Kean
Théâtre de l’Œuvre
Kean, drame en 5 actes d’Alexandre Dumas père représenté en 1836 et écrit pour la vedette de l’époque Frédéric Lemaître est inspiré de la vie d’un tragédien anglais Edmond Kean (1787-1833) qui venait de mourir dans la misère. Ses interprétations de Shakespeare l’avaient rendu célèbre ainsi que ses débauches et ses aventures galantes. Le titre entier de la pièce était « Kean. Désordre et Génie » ce qui peut se lire ainsi : pas de génie sans désordre, un désordre propre à pimenter une pièce par elle-même plutôt conventionnelle.
Rien que d’assez banal, en effet, que cette histoire plutôt boulevardière qui conte l’embarras du comédien courtisé par trois femmes : la richissime Anna, l’élégance comtesse Elena, femme de l’ambassadeur du Danemark et la jeune Anna qui a fui son milieu bourgeois pour se consacrer au théâtre. Les chassés-croisés et les quiproquos entretenus par un mari jaloux et un prétendant insistant n’ont rien d’original. Plus singulier sans doute est le rôle joué par le prince de Galles, ami de débauche, protecteur de Kean et son rival dans la conquête de la comtesse.
L’intérêt et la modernité de la pièce sont ailleurs dans cette union entre le désordre et le génie annoncé par l’auteur qui donne au héros et à ses excès un rôle central en pleine lumière. Hymne rendu aux comédiens dont le génie se mesure en excès, hymne au théâtre qui permet les identités multiples et les dédoublements au carré des personnalités C’est ce que Jean-Paul Sartre avait perçu et qu’il mit en valeur dans l’adaptation de la pièce faite à la demande de Pierre Brasseur.

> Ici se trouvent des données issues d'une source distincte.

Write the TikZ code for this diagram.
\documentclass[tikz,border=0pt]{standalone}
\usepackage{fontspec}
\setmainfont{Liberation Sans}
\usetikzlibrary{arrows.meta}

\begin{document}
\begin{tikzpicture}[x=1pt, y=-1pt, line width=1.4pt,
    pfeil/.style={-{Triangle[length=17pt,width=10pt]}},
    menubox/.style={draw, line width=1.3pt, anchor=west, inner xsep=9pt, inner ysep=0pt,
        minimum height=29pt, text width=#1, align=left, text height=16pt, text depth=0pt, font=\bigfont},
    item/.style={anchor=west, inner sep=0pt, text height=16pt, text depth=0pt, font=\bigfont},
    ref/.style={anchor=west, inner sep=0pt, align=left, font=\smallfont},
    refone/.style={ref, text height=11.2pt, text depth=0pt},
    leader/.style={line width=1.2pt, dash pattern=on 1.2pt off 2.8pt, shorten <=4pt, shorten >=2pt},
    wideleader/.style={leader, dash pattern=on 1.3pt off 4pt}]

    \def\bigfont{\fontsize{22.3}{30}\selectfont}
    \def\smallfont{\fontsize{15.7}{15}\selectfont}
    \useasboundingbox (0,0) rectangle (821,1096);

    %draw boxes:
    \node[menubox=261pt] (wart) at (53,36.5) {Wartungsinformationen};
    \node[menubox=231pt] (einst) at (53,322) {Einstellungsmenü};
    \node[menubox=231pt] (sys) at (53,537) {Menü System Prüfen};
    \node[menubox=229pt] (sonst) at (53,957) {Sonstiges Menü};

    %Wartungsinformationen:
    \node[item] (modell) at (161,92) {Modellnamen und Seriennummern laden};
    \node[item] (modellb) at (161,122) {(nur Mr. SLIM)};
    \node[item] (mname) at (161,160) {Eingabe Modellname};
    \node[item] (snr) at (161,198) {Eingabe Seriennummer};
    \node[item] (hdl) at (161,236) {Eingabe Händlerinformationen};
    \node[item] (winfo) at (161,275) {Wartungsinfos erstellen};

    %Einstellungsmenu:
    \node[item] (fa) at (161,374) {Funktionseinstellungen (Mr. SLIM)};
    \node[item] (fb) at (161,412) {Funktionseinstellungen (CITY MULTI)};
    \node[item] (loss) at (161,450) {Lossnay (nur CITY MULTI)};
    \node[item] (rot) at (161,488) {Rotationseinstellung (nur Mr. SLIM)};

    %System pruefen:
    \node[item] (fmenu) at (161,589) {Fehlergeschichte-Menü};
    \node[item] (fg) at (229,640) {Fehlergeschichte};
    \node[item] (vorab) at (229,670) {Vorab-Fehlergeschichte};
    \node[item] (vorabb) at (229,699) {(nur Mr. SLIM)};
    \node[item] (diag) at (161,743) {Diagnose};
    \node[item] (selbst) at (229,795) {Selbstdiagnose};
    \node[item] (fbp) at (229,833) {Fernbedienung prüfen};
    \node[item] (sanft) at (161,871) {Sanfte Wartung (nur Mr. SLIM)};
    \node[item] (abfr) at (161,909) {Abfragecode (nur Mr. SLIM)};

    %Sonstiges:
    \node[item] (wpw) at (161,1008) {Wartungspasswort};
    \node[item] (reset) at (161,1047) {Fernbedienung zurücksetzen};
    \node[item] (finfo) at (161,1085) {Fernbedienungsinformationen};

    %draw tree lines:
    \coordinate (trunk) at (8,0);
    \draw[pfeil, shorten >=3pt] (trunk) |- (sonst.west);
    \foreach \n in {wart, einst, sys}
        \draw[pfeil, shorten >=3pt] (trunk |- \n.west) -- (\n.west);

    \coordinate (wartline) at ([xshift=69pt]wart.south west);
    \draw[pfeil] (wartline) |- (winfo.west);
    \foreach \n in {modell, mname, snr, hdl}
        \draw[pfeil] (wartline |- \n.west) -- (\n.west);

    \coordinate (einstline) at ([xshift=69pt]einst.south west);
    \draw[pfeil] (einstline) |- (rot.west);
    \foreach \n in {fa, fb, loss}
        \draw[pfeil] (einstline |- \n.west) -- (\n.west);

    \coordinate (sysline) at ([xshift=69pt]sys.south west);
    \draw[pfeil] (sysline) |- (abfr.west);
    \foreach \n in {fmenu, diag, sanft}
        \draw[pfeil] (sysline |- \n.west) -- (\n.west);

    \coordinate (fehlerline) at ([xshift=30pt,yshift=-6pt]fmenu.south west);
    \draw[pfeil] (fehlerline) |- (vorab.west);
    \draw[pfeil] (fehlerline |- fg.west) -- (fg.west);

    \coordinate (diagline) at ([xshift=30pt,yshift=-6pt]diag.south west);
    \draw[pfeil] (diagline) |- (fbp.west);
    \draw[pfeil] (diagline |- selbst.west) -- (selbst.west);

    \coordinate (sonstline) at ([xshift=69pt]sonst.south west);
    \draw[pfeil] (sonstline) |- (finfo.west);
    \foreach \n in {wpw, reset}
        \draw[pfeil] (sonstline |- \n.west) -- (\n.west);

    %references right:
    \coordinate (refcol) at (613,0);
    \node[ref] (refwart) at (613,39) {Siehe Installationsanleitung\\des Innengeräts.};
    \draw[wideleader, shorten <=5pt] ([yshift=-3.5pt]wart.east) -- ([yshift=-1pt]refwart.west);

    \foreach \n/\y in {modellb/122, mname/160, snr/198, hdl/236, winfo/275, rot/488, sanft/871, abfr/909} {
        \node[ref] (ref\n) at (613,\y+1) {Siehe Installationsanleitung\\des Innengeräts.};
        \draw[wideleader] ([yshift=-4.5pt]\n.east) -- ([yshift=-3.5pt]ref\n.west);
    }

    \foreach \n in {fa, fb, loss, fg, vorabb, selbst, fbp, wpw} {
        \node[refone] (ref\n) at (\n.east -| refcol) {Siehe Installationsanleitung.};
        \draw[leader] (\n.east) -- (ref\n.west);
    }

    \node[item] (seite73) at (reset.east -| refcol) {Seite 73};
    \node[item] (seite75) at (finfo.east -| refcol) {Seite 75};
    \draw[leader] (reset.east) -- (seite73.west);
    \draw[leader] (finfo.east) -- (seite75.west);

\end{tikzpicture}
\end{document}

Celui-ci venait de conduire au succès sa pièce « Le Diable et le bon Dieu » et il avait été un remarquable Frédéric Lemaître dans « Les enfants du paradis » de Marcel Carné. Le succès fut grand comme la reprise, quelques années plus tard, avec Jean-Paul Belmondo.
Ce théâtre dans le théâtre, beaucoup plus ludique et extravagant que celui d’un Pirandello est ici ressuscité par Alain Sachs et tourne avec succès depuis quelques mois. Dépouillé de son conventionnalisme, tiré du côté de la comédie plus que de celui du drame, c’est une suite de tableaux chatoyants, où les comédiens virevoltent, joliment costumés par Pascale Bordet. S’ils sont dans l’ombre du gargantuesque héros ils sont plus que des faire-valoir, comme le prouve Justine Thibaudat, équivoque et rusée Anna. Quant à Alexis Desseaux qui se mesure à un rôle redoutable, il se tire fort bien de ce défi de la révélation de l’être et du paraître, ici la solitude, la mélancolie sinon le désespoir, là la démesure, la grandiloquence, le besoin de séduction plus que de pouvoir. Une énergie de fauve en chasse, sans pause dans une fuite en avant fastueuse. Une belle performance à la Frédéric Lemaître.